Pompeo to 'Post': Biden appeasing Iran would be bad for US security

As a result of the “maximum pressure,” Pompeo said “it’s very clear that Iran is more isolated than it has ever been.”

US Secretary of State Mike Pompeo speaks at the The Jerusalem Post-Khaleej Times conference
Lifting sanctions on Iran while it continues to pursue its nuclear aspirations will endanger America and the world, US Secretary of State Mike Pompeo warned in an interview for The Jerusalem Post-Khaleej Times conference this week.
“If we appease Iran, if we underwrite Iran, if we allow Europeans to re-enter [Iran] and create wealth for the kleptocrats at the head of this theocracy, that would be a bad thing for the region’s security, for Europe’s security and for American security,” he said.
Pompeo expressed hope that President-elect Joe Biden’s administration “will recognize that this is not 2015… The whole world can recognize that Iran is the destabilizing influence in the whole Middle East.”
The Trump administration left the 2015 Iran deal in 2018, and has maintained a “maximum pressure” sanctions campaign against the Islamic Republic. Biden has said he intends to bring the US back to the Joint Comprehensive Plan of Action (JCPOA), the Iran deal’s official name, along with an Iranian return to compliance.

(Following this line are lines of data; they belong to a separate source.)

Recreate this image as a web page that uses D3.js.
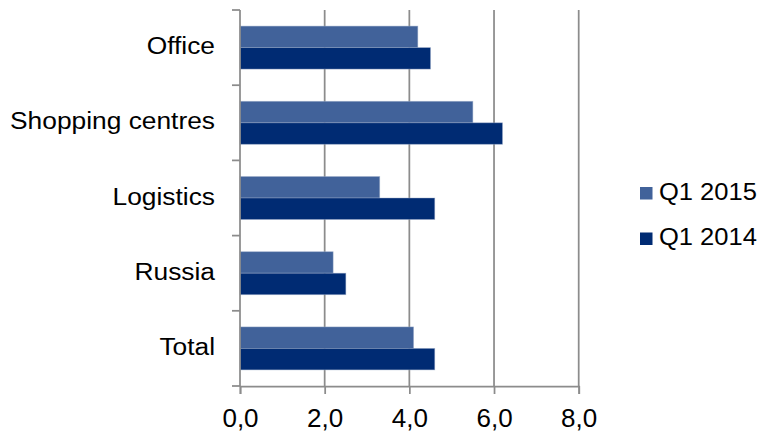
<!DOCTYPE html>
<html>
<head>
<meta charset="utf-8">
<script src="https://cdn.jsdelivr.net/npm/d3@7"></script>
<style>
  html, body { margin: 0; padding: 0; background: #ffffff; }
  svg text { font-family: "Liberation Sans", Arial, sans-serif; fill: #000; }
</style>
</head>
<body>
<svg id="chart" width="763" height="432"></svg>
<script>
// Yields by property segment, %
const categories = ["Office", "Shopping centres", "Logistics", "Russia", "Total"];
const seriesNames = ["Q1 2015", "Q1 2014"];
const q1_2015 = [4.2, 5.5, 3.3, 2.2, 4.1];
const q1_2014 = [4.5, 6.2, 4.6, 2.5, 4.6];
const xTicks = [0, 2, 4, 6, 8];
const xTickLabels = ["0,0", "2,0", "4,0", "6,0", "8,0"];

const colors = ["#41629a", "#002b73"];
const series = [q1_2015, q1_2014];

const svg = d3.select("#chart");
const plot = { left: 240, right: 578.7, top: 10, bottom: 386 };
const textStretch = 1.145; // labels use a slightly widened face

const x = d3.scaleLinear().domain([0, 8]).range([plot.left, plot.right]);
const y = d3.scaleBand().domain(categories).range([plot.top, plot.bottom]).padding(0);

// Gap width of 150% between category groups
const bw = y.bandwidth();
const barH = bw / 3.5;
const groupOffset = (bw - 2 * barH) / 2;

// Vertical gridlines
svg.append("g")
  .selectAll("line")
  .data(xTicks.slice(1))
  .join("line")
  .attr("x1", d => x(d)).attr("x2", d => x(d))
  .attr("y1", plot.top).attr("y2", plot.bottom)
  .attr("stroke", "#8c8c8c")
  .attr("stroke-width", 1.75);

// Bars
series.forEach((vals, si) => {
  svg.append("g")
    .selectAll("rect")
    .data(categories)
    .join("rect")
    .attr("x", x(0))
    .attr("y", (c) => y(c) + groupOffset + si * barH)
    .attr("width", (c, i) => x(vals[i]) - x(0))
    .attr("height", barH)
    .attr("fill", colors[si])
    .attr("stroke", "#9aacc8")
    .attr("stroke-opacity", 0.55)
    .attr("stroke-width", 0.8);
});

// Category axis
const yAxis = svg.append("g")
  .attr("transform", `translate(${plot.left},0)`);
yAxis.append("line")
  .attr("x1", 0).attr("x2", 0).attr("y1", plot.top).attr("y2", plot.bottom)
  .attr("stroke", "#8c8c8c").attr("stroke-width", 1.75);
const bounds = categories.map(c => y(c)).concat([plot.bottom]);
yAxis.selectAll("line.tick")
  .data(bounds)
  .join("line")
  .attr("class", "tick")
  .attr("x1", -8).attr("x2", 0)
  .attr("y1", d => d).attr("y2", d => d)
  .attr("stroke", "#8c8c8c").attr("stroke-width", 1.75);
yAxis.selectAll("text")
  .data(categories)
  .join("text")
  .attr("transform", c => `translate(-25,${y(c) + bw / 2 + 6.5}) scale(${textStretch},1)`)
  .attr("text-anchor", "end")
  .attr("font-size", 23)
  .text(c => c);

// Value axis
const xAxis = d3.axisBottom(x)
  .tickValues(xTicks)
  .tickSize(8)
  .tickPadding(0)
  .tickFormat((d, i) => xTickLabels[i]);
const gx = svg.append("g")
  .attr("transform", `translate(0,${plot.bottom})`)
  .call(xAxis);
gx.select(".domain").attr("stroke", "#8c8c8c").attr("stroke-width", 1.75);
gx.selectAll(".tick line").attr("stroke", "#8c8c8c").attr("stroke-width", 1.75);
gx.selectAll(".tick text")
  .attr("font-size", 26)
  .attr("font-family", "Liberation Sans, Arial, sans-serif")
  .attr("fill", "#000")
  .attr("dy", null)
  .attr("y", 41);

// Legend
const legend = svg.append("g");
const legendRows = seriesNames.map((name, i) => ({ name, color: colors[i], baseline: 199.5 + i * 45.5 }));
legend.selectAll("rect")
  .data(legendRows)
  .join("rect")
  .attr("x", 640)
  .attr("y", d => d.baseline - 12.5)
  .attr("width", 12.5)
  .attr("height", 12.5)
  .attr("fill", d => d.color);
legend.selectAll("text")
  .data(legendRows)
  .join("text")
  .attr("transform", d => `translate(659,${d.baseline}) scale(1.11,1)`)
  .attr("font-size", 23)
  .text(d => d.name);
</script>
</body>
</html>
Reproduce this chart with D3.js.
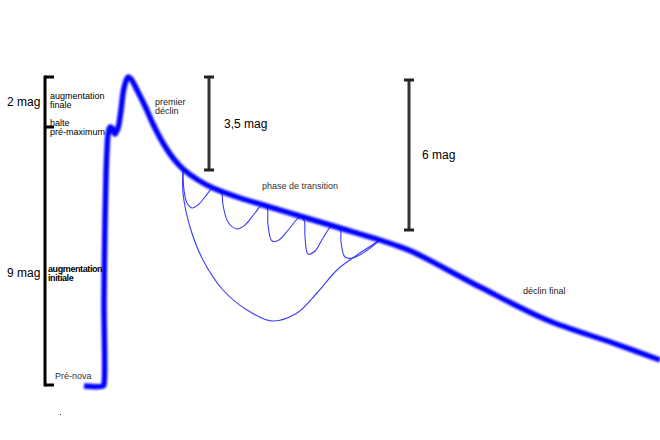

Tehran has repeatedly violated the agreement, most recently declaring last week that it would enrich uranium up to 20% in its underground Fordow facility.
As a result of the “maximum pressure,” Pompeo said, “it’s very clear that Iran is more isolated than it has ever been.”
“Our decision to abandon the ridiculous thing called the JCPOA, which enabled, armed and provided resources and money to the largest state sponsor of terror in the world… put Iran in a place where it had to make hard decisions about its own economy, whether to feed its own people or fund Shi’a militias in Iraq and Syria,” he said.
Should Iran change its ways, the US can engage with its regime, Pompeo said, but “if they don’t, the US has to make sure it is part of a coalition that works alongside each other to promote stability in the Middle East.”
Building that coalition was one of the major factors in launching the Abraham Accords, in which the United Arab Emirates established diplomatic relations with Israel in August, followed by Bahrain, Sudan and Morocco.
“One of the things that enabled the Abraham Accords was America’s recognition that the most important players in this effort [against Iran] were the countries in the region, Gulf states, Israel – all those players were truly impacted,” Pompeo said.
Still, the outgoing secretary of state said those countries did not just normalize ties with Israel because of the US: “It happened because it was the right thing to do.”
“Those sovereign nations came to the Abraham Accords… because it was the right thing for their own people,” he said. “These commercial, security and diplomatic relationships will continue to grow, and I hope the US will be an encouragement for that.”
The Abraham Accords has allowed the countries to partner with Israel to be “safer, more prosperous and more secure,” Pompeo said.
Normalization with Israel is “the right direction of travel for the entire region,” he added.
Asked if the rioting at the US Capitol last week was an obstacle to more countries establishing relations with Israel in the final days of US President Donald Trump’s term, Pompeo said he saw no connection.
“It’s not binary, normalizing or not. We see lots of countries moving in the right direction even if they have not formally signed the Abraham Accords,” he said.
Pompeo predicted that Muslim-majority nations in Asia and Africa will likely be next to have open ties with Israel.
“It truly augurs well for security in the region,” he said.
Asked about the Pompeo Doctrine, his declaration that the State Department no longer sees settlements as illegal per se, he said: “We knew we had to recognize reality,” adding that the US recognition does not undermine security for any country in the region.
Similarly, Pompeo said that Jerusalem as the capital of the Jewish people and Israeli sovereignty in the Golan Heights are “just reality, and we recognized it.”
“We were told that if we recognize those things, all heck would break loose – and that didn’t materialize,” he added.
At the same time, Pompeo said that the Trump administration worked to find a solution to the Israeli-Palestinian conflict, calling its peace plan “a real, true pathway for better existence for the Palestinian people.”
“The Palestinian leadership must get on board,” he said.